Perawat RSUP Wahidin Makassar Alami Kekerasan Saat Urus Jenazah

MAKASSAR, iNews.id - Seorang perawat di Rumah Sakit Umum Pusat (RSUP) Wahidin Sudirohusodo, Makassar, menjadi korban kekerasan fisik saat menjalankan tugas kemanusiaan. Ironisnya, meskipun kejadian tersebut terjadi pada Sabtu (26/5) dini hari, hingga kini polisi belum menetapkan satu pun tersangka.
Insiden bermula ketika korban berinisial A (35), sedang melakukan perawatan jenazah pasien yang baru meninggal dunia. Tanpa peringatan, seorang pemuda yang belakangan diketahui sebagai anak dari pasien mendekat dari belakang dan mencekik leher korban hingga tersungkur sejauh tiga meter.
Meski sempat tersungkur dan mengalami tindak kekerasan, perawat A menunjukkan dedikasi luar biasa. Ia tetap melanjutkan proses penanganan jenazah meskipun kondisi emosional dan fisiknya terguncang.
Ketua Dewan Pengurus Komisariat (DPK) RS Wahidin, Fandi Setiawan Waris, membenarkan kejadian tersebut. Ia mengecam keras tindakan pelaku dan menyatakan bahwa tenaga kesehatan harus mendapat perlindungan, bukan perlakuan kasar.
“Perawat tetap melanjutkan tindakan meski telah dicekik dan dijatuhkan. Kami sangat menyayangkan tindakan kekerasan ini,” ujar Fandi kepada wartawan.
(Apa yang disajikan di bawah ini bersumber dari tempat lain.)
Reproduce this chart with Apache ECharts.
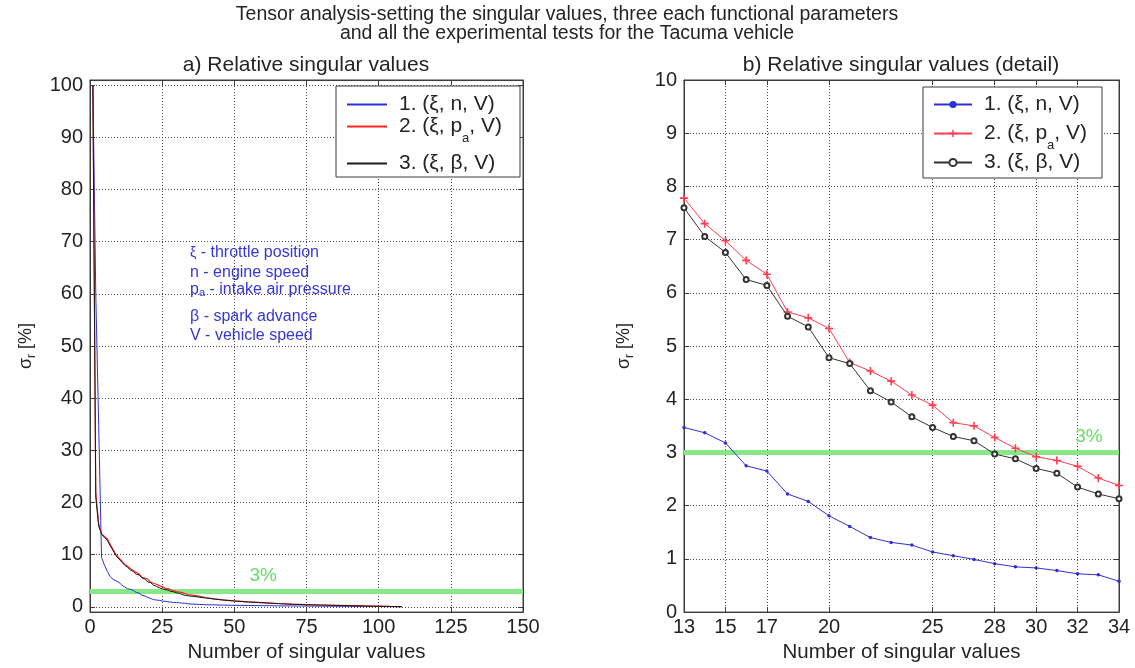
<!DOCTYPE html>
<html><head><meta charset="utf-8">
<script src="https://cdn.jsdelivr.net/npm/echarts@6/dist/echarts.min.js"></script>
<style>html,body{margin:0;padding:0;background:#fff}#c{width:1135px;height:668px}</style>
</head><body><div id="c"></div>
<script>
// ---------- data ----------
const detailIdx = [13,14,15,16,17,18,19,20,21,22,23,24,25,26,27,28,29,30,31,32,33,34];
const det1 = [3.47,3.37,3.18,2.75,2.65,2.22,2.08,1.81,1.61,1.40,1.31,1.26,1.13,1.06,0.99,0.91,0.85,0.83,0.78,0.72,0.70,0.58];
const det2 = [7.78,7.30,6.98,6.61,6.35,5.64,5.53,5.33,4.69,4.53,4.34,4.08,3.89,3.56,3.50,3.28,3.08,2.92,2.85,2.74,2.52,2.38];
const det3 = [7.60,7.06,6.76,6.25,6.14,5.56,5.36,4.78,4.67,4.16,3.95,3.67,3.47,3.30,3.22,2.97,2.88,2.70,2.61,2.35,2.22,2.13];

const headIdx = [1,2,3,4,5,6,7,8,9,10,11,12];
const tailIdx = [36,38,40,43,46,50,55,60,65,70,75,80,85,90,95,100,104,108];
const full1Head = [100,60,35,9.5,8,6.8,5.8,5.3,5.0,4.7,4.2,3.8];
const full1Tail = [0.52,0.47,0.42,0.38,0.34,0.30,0.26,0.23,0.20,0.18,0.16,0.14,0.12,0.10,0.08,0.07,0.05,0.04];
const full2Head = [100,22,16,14,13.5,13,12,11,10,9.4,8.8,8.2];
const full2Tail = [2.2,2.0,1.8,1.55,1.35,1.15,0.95,0.8,0.65,0.52,0.43,0.36,0.30,0.24,0.18,0.13,0.09,0.06];
const full3Head = [100,21,15.5,14,13.3,12.8,11.7,10.8,9.8,9.2,8.6,8.0];
const full3Tail = [2.0,1.85,1.7,1.5,1.32,1.12,0.93,0.78,0.63,0.50,0.42,0.35,0.29,0.23,0.17,0.12,0.08,0.05];

const threshold = 3;
const leftXTicks = [0,25,50,75,100,125,150];
const leftYTicks = [0,10,20,30,40,50,60,70,80,90,100];
const rightXTicks = [13,15,17,20,25,28,30,32,34];
const rightYTicks = [0,1,2,3,4,5,6,7,8,9,10];

// ---------- build ----------
const pairs = (xs, ys) => xs.map((x, i) => [x, ys[i]]);
const fullIdx = headIdx.concat(detailIdx, tailIdx);
const full1 = pairs(fullIdx, full1Head.concat(det1, full1Tail));
const full2 = pairs(fullIdx, full2Head.concat(det2, full2Tail));
const full3 = pairs(fullIdx, full3Head.concat(det3, full3Tail));

const FONT = 'Liberation Sans, Arial, sans-serif';
const FRAME = '#3c3c3c';
const BLUE = '#2f2fd6', RED = '#ff2424', BLACK = '#1a1a1a', GREEN = '#88e888';
const RED2 = '#ff3c50';
const TXT = '#242424';

const grids = [
  {left: 90, top: 80, width: 433, height: 535, show: true, borderColor: FRAME, borderWidth: 1},
  {left: 684, top: 80, width: 435, height: 535, show: true, borderColor: FRAME, borderWidth: 1}
];

const gridLine = {show: true, lineStyle: {color: '#444', type: [1, 2], width: 1}};
const lbl = {color: TXT, fontSize: 20, fontFamily: FONT};
const nameStyle = {color: TXT, fontSize: 20.5, fontFamily: FONT};
const yName = '{s|σ}{r|r}{s| [%]}';
const yNameStyle = {color: TXT, fontFamily: FONT, rich: {
  s: {fontSize: 18, lineHeight: 24, fontFamily: FONT, color: TXT},
  r: {fontSize: 12, lineHeight: 10, verticalAlign: 'bottom', fontFamily: FONT, color: TXT}
}};

function xAx(grid, min, max, ticks, pos, main) {
  return {
    gridIndex: grid, type: 'value', min: min, max: max, position: pos,
    axisLine: {show: true, onZero: false, lineStyle: {color: FRAME, width: 1}},
    axisTick: {show: true, inside: true, length: 5, customValues: ticks, lineStyle: {color: FRAME}},
    axisLabel: main ? Object.assign({show: true, margin: 5, customValues: ticks}, lbl) : {show: false},
    splitLine: main ? gridLine : {show: false},
    name: main ? 'Number of singular values' : '', nameLocation: 'middle', nameGap: 27,
    nameTextStyle: nameStyle
  };
}
function yAx(grid, min, max, ticks, pos, main, gap) {
  return {
    gridIndex: grid, type: 'value', min: min, max: max, position: pos,
    axisLine: {show: true, onZero: false, lineStyle: {color: FRAME, width: 1}},
    axisTick: {show: true, inside: true, length: 5, customValues: ticks, lineStyle: {color: FRAME}},
    axisLabel: main ? Object.assign({show: true, margin: 7, customValues: ticks}, lbl) : {show: false},
    splitLine: main ? gridLine : {show: false},
    name: main ? yName : '', nameLocation: 'middle', nameGap: gap || 50, nameRotate: 90,
    nameTextStyle: yNameStyle
  };
}

const plusPath = 'path://M4,0h2v4h4v2h-4v4h-2v-4h-4v-2h4z';

const threshLine = (labelX) => ({
  markLine: {silent: true, symbol: 'none', z: 1, animation: false,
    lineStyle: {color: GREEN, width: 5, type: 'solid', opacity: 1},
    label: {show: false}, data: [{yAxis: threshold}]},
  markPoint: {silent: true, symbol: 'circle', symbolSize: 0, animation: false,
    label: {show: true, position: 'top', distance: 6, formatter: threshold + '%', color: '#66dd66', fontSize: 19, fontFamily: FONT},
    data: [{coord: [labelX, threshold]}]}
});

const series = [
  Object.assign({name: 'a1', type: 'line', xAxisIndex: 0, yAxisIndex: 0, data: full1, symbol: 'none',
    lineStyle: {color: BLUE, width: 1}, itemStyle: {color: BLUE}, z: 3, animation: false}, threshLine(60)),
  {name: 'a2', type: 'line', xAxisIndex: 0, yAxisIndex: 0, data: full2, symbol: 'none',
    lineStyle: {color: RED, width: 1.2}, itemStyle: {color: RED}, z: 3, animation: false},
  {name: 'a3', type: 'line', xAxisIndex: 0, yAxisIndex: 0, data: full3, symbol: 'none',
    lineStyle: {color: BLACK, width: 1}, itemStyle: {color: BLACK}, z: 3, animation: false},
  Object.assign({name: 'b1', type: 'line', xAxisIndex: 2, yAxisIndex: 2, data: pairs(detailIdx, det1),
    symbol: 'circle', symbolSize: 3.5, lineStyle: {color: BLUE, width: 1}, itemStyle: {color: BLUE}, z: 3, animation: false},
    threshLine(32.55)),
  {name: 'b2', type: 'line', xAxisIndex: 2, yAxisIndex: 2, data: pairs(detailIdx, det2),
    symbol: plusPath, symbolSize: 8, lineStyle: {color: RED2, width: 1}, itemStyle: {color: RED2}, z: 3, animation: false},
  {name: 'b3', type: 'line', xAxisIndex: 2, yAxisIndex: 2, data: pairs(detailIdx, det3),
    symbol: 'emptyCircle', symbolSize: 5, lineStyle: {color: '#333', width: 1}, itemStyle: {color: '#333', borderWidth: 1}, z: 4, animation: false}
];

const legendLabels = {
  a1: '{m|1. (ξ, n, V)}',
  a2: '{m|2. (ξ, p}{s|a}{m|, V)}',
  a3: '{m|3. (ξ, β, V)}',
  b1: '{m|1. (ξ, n, V)}',
  b2: '{m|2. (ξ, p}{s|a}{m|, V)}',
  b3: '{m|3. (ξ, β, V)}'
};
const legendRich = {
  m: {fontSize: 21, lineHeight: 37, fontFamily: FONT, color: TXT},
  s: {fontSize: 13, lineHeight: 13, verticalAlign: 'bottom', fontFamily: FONT, color: TXT}
};
// legend entries: [name, x of sample line, y centre of the entry, sample width, icon height]
const legendItems = [
  ['a1', 346, 103, 40, 12], ['a2', 346, 125, 40, 12], ['a3', 346, 162, 40, 12],
  ['b1', 933, 103, 38, 9], ['b2', 933, 132, 38, 9], ['b3', 933, 161, 38, 9]
];
const legends = legendItems.map(([n, x, y, w, h]) => ({
  data: [n], orient: 'vertical', left: x, top: y - 9, padding: 0, itemGap: 0,
  itemWidth: w, itemHeight: h, selectedMode: false, z: 6,
  itemStyle: n[0] === 'a' ? {opacity: 0} : {},
  formatter: k => legendLabels[k],
  textStyle: {padding: [0, 0, 0, 7], rich: legendRich}
}));

const noteColor = '#3636d8';
const noteRich = {
  t: {fontSize: 16, fontFamily: FONT, color: noteColor, lineHeight: 16},
  g: {fontSize: 14, fontFamily: FONT, color: noteColor, lineHeight: 16},
  sub: {fontSize: 11, fontFamily: FONT, color: noteColor, lineHeight: 4, verticalAlign: 'bottom'}
};
const notes = [
  {text: '{g|ξ}{t| - throttle position}', y: 253},
  {text: '{t|n - engine speed}', y: 273},
  {text: '{t|p}{sub|a}{t| - intake air pressure}', y: 290},
  {text: '{t|β - spark advance}', y: 317},
  {text: '{t|V - vehicle speed}', y: 336}
];
const legendBoxes = [
  {x: 336, y: 86, w: 184, h: 91},
  {x: 923, y: 87, w: 179, h: 91}
];

const option = {
  backgroundColor: '#fff',
  animation: false,
  title: [
    {text: 'Tensor analysis-setting the singular values, three each functional parameters\nand all the experimental tests for the Tacuma vehicle',
     left: 567, textAlign: 'center', top: 5, padding: 0,
     textStyle: {fontSize: 19.5, fontWeight: 'normal', lineHeight: 19, color: TXT, fontFamily: FONT}},
    {text: 'a) Relative singular values', left: 306, textAlign: 'center', top: 55, padding: 0,
     textStyle: {fontSize: 21, fontWeight: 'normal', lineHeight: 20, color: TXT, fontFamily: FONT}},
    {text: 'b) Relative singular values (detail)', left: 901, textAlign: 'center', top: 55, padding: 0,
     textStyle: {fontSize: 21, fontWeight: 'normal', lineHeight: 20, color: TXT, fontFamily: FONT}}
  ],
  grid: grids,
  xAxis: [
    xAx(0, 0, 150, leftXTicks, 'bottom', true),
    xAx(0, 0, 150, leftXTicks, 'top', false),
    xAx(1, 13, 34, rightXTicks, 'bottom', true),
    xAx(1, 13, 34, rightXTicks, 'top', false)
  ],
  yAxis: [
    yAx(0, -1, 101, leftYTicks, 'left', true, 52),
    yAx(0, -1, 101, leftYTicks, 'right', false),
    yAx(1, 0, 10, rightYTicks, 'left', true, 48),
    yAx(1, 0, 10, rightYTicks, 'right', false)
  ],
  legend: legends,
  series: series,
  graphic: legendBoxes.map(b => ({type: 'rect', z: 5, silent: true, shape: {x: b.x, y: b.y, width: b.w, height: b.h},
      style: {fill: '#fff', stroke: FRAME, lineWidth: 1}}))
    .concat(notes.map(n => ({type: 'text', left: 190, top: n.y - 8, z: 10, silent: true,
      style: {text: n.text, rich: noteRich, fill: noteColor}})))
};

const chart = echarts.init(document.getElementById('c'), null, {renderer: 'canvas'});
chart.setOption(option);
</script>
</body></html>
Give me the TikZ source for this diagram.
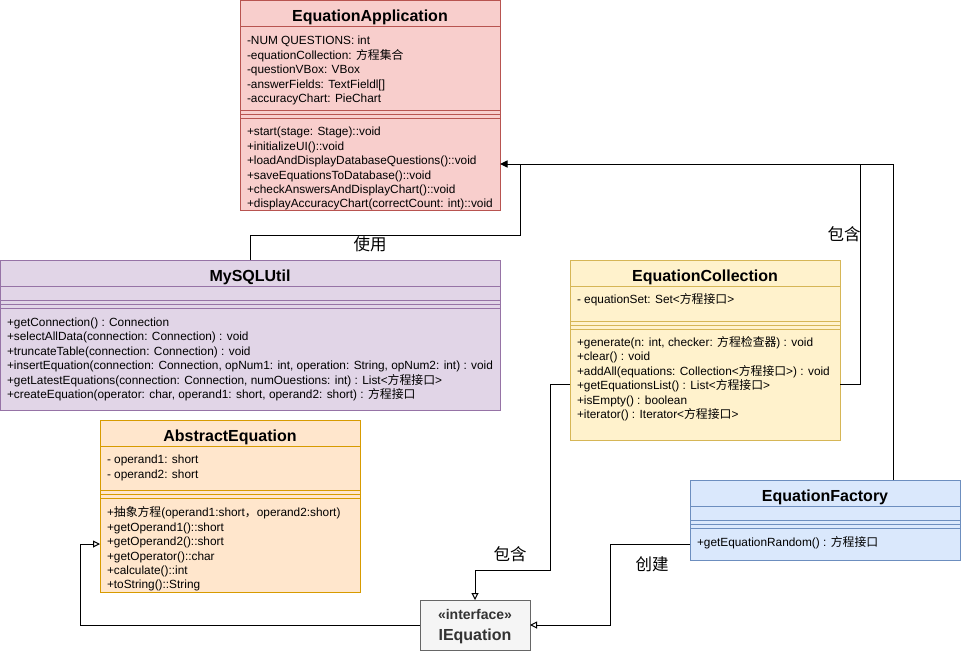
\documentclass[tikz,border=0pt]{standalone}
\usepackage{fontspec}
\setmainfont{Liberation Sans}
\newfontfamily\cjk{Noto Sans CJK SC}
\usetikzlibrary{arrows.meta}

\definecolor{appFill}{HTML}{F8CECC}
\definecolor{appLine}{HTML}{B85450}
\definecolor{sqlFill}{HTML}{E1D5E7}
\definecolor{sqlLine}{HTML}{9673A6}
\definecolor{colFill}{HTML}{FFF2CC}
\definecolor{colLine}{HTML}{D6B656}
\definecolor{absFill}{HTML}{FFE6CC}
\definecolor{absLine}{HTML}{D79B00}
\definecolor{facFill}{HTML}{DAE8FC}
\definecolor{facLine}{HTML}{6C8EBF}
\definecolor{ieqFill}{HTML}{F5F5F5}
\definecolor{ieqLine}{HTML}{666666}
\definecolor{ieqText}{HTML}{333333}

\newcommand\zh[1]{{\cjk #1}}
\newcommand\fl{\rule{0pt}{11pt}}

\begin{document}
\begin{tikzpicture}[
  x=1pt, y=-1pt,
  line width=1pt,
  cls/.style={draw, anchor=north west, inner sep=0pt, outer sep=0pt},
  ttl/.style={anchor=base, inner sep=0pt, font=\bfseries\fontsize{16}{19}\selectfont},
  mbr/.style={anchor=north west, inner sep=0pt, align=left, font=\fontsize{11.85}{14.4}\selectfont},
  tag/.style={inner sep=0pt, font=\cjk\fontsize{16.5}{19}\selectfont},
  link/.style={draw=black, line width=1pt},
  fillhead/.style={link, -{Triangle[length=7.5pt, width=7pt]}},
  openhead/.style={link, -{Triangle[open, length=7pt, width=7pt]}}
]
\useasboundingbox (0,0) rectangle (961,651);

% EquationApplication
\node[cls, fill=appFill, draw=appLine, minimum width=260pt, minimum height=210pt] (app) at (240,0) {};
\foreach \y in {26,110,114,118} \draw[appLine] (app.west |- 0,\y) -- (app.east |- 0,\y);
\node[ttl] (appName) at (370,21.7) {EquationApplication};
\node[mbr] (appAttr) at (246.5,33.3) {\fl-NUM QUESTIONS: int\\-equationCollection: \zh{方程集合}\\-questionVBox: VBox\\-answerFields: TextFieldl[]\\-accuracyChart: PieChart};
\node[mbr] (appOps) at (246.5,124.3) {\fl+start(stage: Stage)::void\\+initializeUI()::void\\+loadAndDisplayDatabaseQuestions()::void\\+saveEquationsToDatabase()::void\\+checkAnswersAndDisplayChart()::void\\+displayAccuracyChart(correctCount: int)::void};

% MySQLUtil
\node[cls, fill=sqlFill, draw=sqlLine, minimum width=500pt, minimum height=150pt] (sql) at (0,260) {};
\foreach \y in {286,300,304,308} \draw[sqlLine] (sql.west |- 0,\y) -- (sql.east |- 0,\y);
\node[ttl] (sqlName) at (250,281.7) {MySQLUtil};
\node[mbr] (sqlOps) at (6.5,315) {\fl+getConnection() : Connection\\+selectAllData(connection: Connection) : void\\+truncateTable(connection: Connection) : void\\+insertEquation(connection: Connection, opNum1: int, operation: String, opNum2: int) : void\\+getLatestEquations(connection: Connection, numOuestions: int) : List<\zh{方程接口}>\\+createEquation(operator: char, operand1: short, operand2: short) : \zh{方程接口}};

% EquationCollection
\node[cls, fill=colFill, draw=colLine, minimum width=270pt, minimum height=180pt] (col) at (570,260) {};
\foreach \y in {286,321,325,329} \draw[colLine] (col.west |- 0,\y) -- (col.east |- 0,\y);
\node[ttl] (colName) at (705,281.7) {EquationCollection};
\node[mbr] (colAttr) at (576.5,292.3) {\fl- equationSet: Set<\zh{方程接口}>};
\node[mbr] (colOps) at (576.5,335) {\fl+generate(n: int, checker: \zh{方程检查器}) : void\\+clear() : void\\+addAll(equations: Collection<\zh{方程接口}>) : void\\+getEquationsList() : List<\zh{方程接口}>\\+isEmpty() : boolean\\+iterator() : Iterator<\zh{方程接口}>};

% AbstractEquation
\node[cls, fill=absFill, draw=absLine, minimum width=260pt, minimum height=172pt] (abs) at (100,420) {};
\foreach \y in {446,490,494,498} \draw[absLine] (abs.west |- 0,\y) -- (abs.east |- 0,\y);
\node[ttl] (absName) at (230,441.7) {AbstractEquation};
\node[mbr] (absAttr) at (106.5,452.3) {\fl- operand1: short\\- operand2: short};
\node[mbr] (absOps) at (106.5,505.3) {\fl+\zh{抽象方程}(operand1:short\zh{，}operand2:short)\\+getOperand1()::short\\+getOperand2()::short\\+getOperator()::char\\+calculate()::int\\+toString()::String};

% EquationFactory
\node[cls, fill=facFill, draw=facLine, minimum width=270pt, minimum height=80pt] (fac) at (690,480) {};
\foreach \y in {506,520,524,528} \draw[facLine] (fac.west |- 0,\y) -- (fac.east |- 0,\y);
\node[ttl] (facName) at (825,501.5) {EquationFactory};
\node[mbr] (facOps) at (696.5,535.3) {\fl+getEquationRandom() : \zh{方程接口}};

% IEquation
\node[cls, fill=ieqFill, draw=ieqLine, minimum width=110pt, minimum height=50pt] (ieq) at (420,600) {};
\node[anchor=base, inner sep=0pt, text=ieqText, font=\bfseries\fontsize{14}{17}\selectfont] (ieqKind) at (475,619.3) {«interface»};
\node[ttl, text=ieqText] (ieqName) at (475,640.7) {IEquation};

% connectors
\coordinate (hub) at (520,164);
\draw[link] (sql.north) -- ++(0,-25) -| (hub);
\draw[link] ([yshift=-34pt]col.east) -- ++(20,0) |- (hub);
\draw[link] ([xshift=68pt]fac.north) |- (hub);
\draw[fillhead] (hub) -- (app.east |- hub);
\draw[openhead] ([yshift=-34pt]col.west) -- ++(-20,0) -- ++(0,186) -| (ieq.north);
\draw[openhead] ([yshift=-24pt]fac.west) -- ++(-80,0) |- (ieq.east);
\draw[openhead] (ieq.west) -- ++(-340,0) |- ([yshift=-38pt]abs.west);

% labels
\node[tag] (useLbl) at (370,244.5) {使用};
\node[tag] (hasTop) at (844,234) {包含};
\node[tag] (hasLow) at (510,554) {包含};
\node[tag] (mkLbl) at (652,564.5) {创建};
\end{tikzpicture}
\end{document}
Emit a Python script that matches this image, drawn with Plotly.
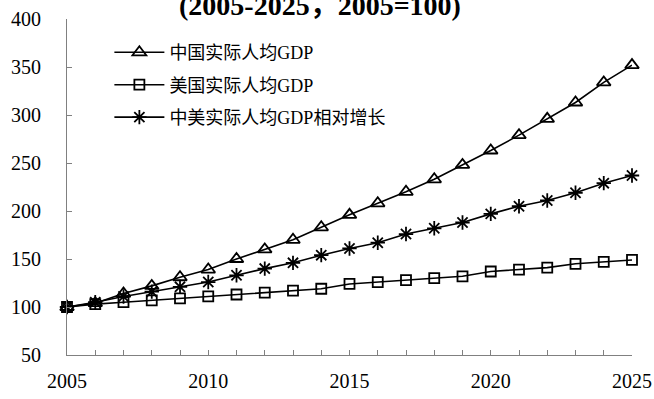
import plotly.graph_objects as go

# Years and index values (2005 = 100)
years = list(range(2005, 2026))
china_gdp_pc = [100, 104, 114, 122, 131, 139, 150, 160, 170, 183, 196,
                208, 220, 233, 248, 263, 279, 296, 313, 334, 352]
us_gdp_pc = [100, 103, 105, 107, 109, 111, 113, 115, 117, 119, 124,
             126, 128, 130, 132, 137, 139, 141, 145, 147, 149]
relative_growth = [100, 105, 111, 116, 121, 126, 133, 140, 146, 154, 161,
                   167, 176, 182, 188, 197, 205, 211, 219, 229, 237]

series_names = ["中国实际人均GDP", "美国实际人均GDP", "中美实际人均GDP相对增长"]
x_tick_vals = [2005, 2010, 2015, 2020, 2025]
y_tick_vals = [50, 100, 150, 200, 250, 300, 350, 400]
title_text = "(2005-2025，2005=100)"

FONT = "Liberation Serif, Times New Roman, Noto Sans CJK SC, serif"
AXIS_GRAY = "#808080"

styles = [
    dict(symbol="triangle-up-open", size=12),
    dict(symbol="square-open", size=10),
    dict(symbol="asterisk-open", size=12),
]

fig = go.Figure()
for i, (name, vals) in enumerate(zip(series_names,
                                     [china_gdp_pc, us_gdp_pc, relative_growth])):
    fig.add_trace(go.Scatter(
        x=years, y=vals, name=name, mode="lines+markers",
        legendgroup=f"g{i}",
        line=dict(color="black", width=1.6),
        marker=dict(symbol=styles[i]["symbol"], size=styles[i]["size"],
                    color="black", line=dict(color="black", width=1.8)),
        cliponaxis=False,
    ))

fig.update_layout(
    width=654, height=399,
    margin=dict(l=67, r=22, t=19, b=44, autoexpand=False),
    paper_bgcolor="white", plot_bgcolor="white",
    font=dict(family=FONT, color="black", size=20),
    showlegend=True,
    legend=dict(
        x=0.075, y=0.955, xanchor="left", yanchor="top",
        bgcolor="rgba(0,0,0,0)", borderwidth=0,
        font=dict(family=FONT, size=18, color="black"),
        traceorder="grouped", tracegroupgap=6,
        itemwidth=50,
    ),
    xaxis=dict(
        range=[2005, 2025], tickvals=x_tick_vals, automargin=False,
        showline=True, linecolor=AXIS_GRAY, linewidth=1,
        ticks="inside", ticklen=5, tickcolor=AXIS_GRAY,
        minor=dict(dtick=1, ticks="inside", ticklen=5, tickcolor=AXIS_GRAY),
        showgrid=False, zeroline=False,
        tickfont=dict(size=20), ticklabelstandoff=8,
    ),
    yaxis=dict(
        range=[50, 400], tickvals=y_tick_vals, automargin=False,
        showline=True, linecolor=AXIS_GRAY, linewidth=1,
        ticks="inside", ticklen=5, tickcolor=AXIS_GRAY,
        showgrid=False, zeroline=False,
        tickfont=dict(size=20), ticklabelstandoff=21,
    ),
    annotations=[dict(
        text=f"<b>{title_text}</b>", xref="paper", yref="paper",
        x=0.447, y=1.04, xanchor="center", yanchor="middle",
        showarrow=False, font=dict(family=FONT, size=28, color="black"),
    )],
)

fig.write_html("out.html")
Fandi menekankan pentingnya penghormatan terhadap profesi perawat yang bekerja 24 jam demi pelayanan pasien. Ia memastikan bahwa pihak rumah sakit mendampingi korban untuk melaporkan kejadian ke Polsek Tamalanrea.
Sementara itu, Kapolsek Tamalanrea, Kompol Muhammad Yusuf, mengatakan bahwa pihaknya masih menangani laporan tersebut dan belum menetapkan tersangka.
“Sementara dalam proses pemeriksaan dan penanganan. Perkembangannya akan kami teruskan ke pelapor,” jelasnya.
Pakar hukum pidana, Dr. Muhammad Abduh, S.H., M.H., turut menanggapi kasus ini. Ia menjelaskan bahwa merujuk Pasal 17 KUHAP, seseorang yang diduga keras melakukan tindak pidana dapat ditangkap apabila ada bukti permulaan yang cukup.
“Pertanyaannya, apa itu bukti permulaan yang cukup? Dalam Pasal 184 KUHAP, alat bukti sah meliputi keterangan saksi, ahli, surat, petunjuk, dan keterangan terdakwa,” terang Abduh.
Lebih lanjut, Abduh menegaskan bahwa penetapan tersangka tidak bisa serta-merta, melainkan harus melalui tahap penyelidikan dan dilanjutkan dengan penyidikan, yang tujuannya adalah untuk membuat terang suatu tindak pidana dan memastikan minimal dua alat bukti yang sah.
“Lain halnya jika tindak pidana itu baru saja terjadi, sehingga masih memungkinkan dilakukan penangkapan langsung terhadap pelaku di tempat kejadian,” tutupnya.
Kasus ini pun menjadi sorotan di kalangan tenaga kesehatan dan publik luas. Harapan besar disematkan agar aparat bertindak cepat dan memberikan perlindungan hukum bagi mereka yang setiap hari mempertaruhkan waktu dan tenaga untuk menyelamatkan nyawa manusia.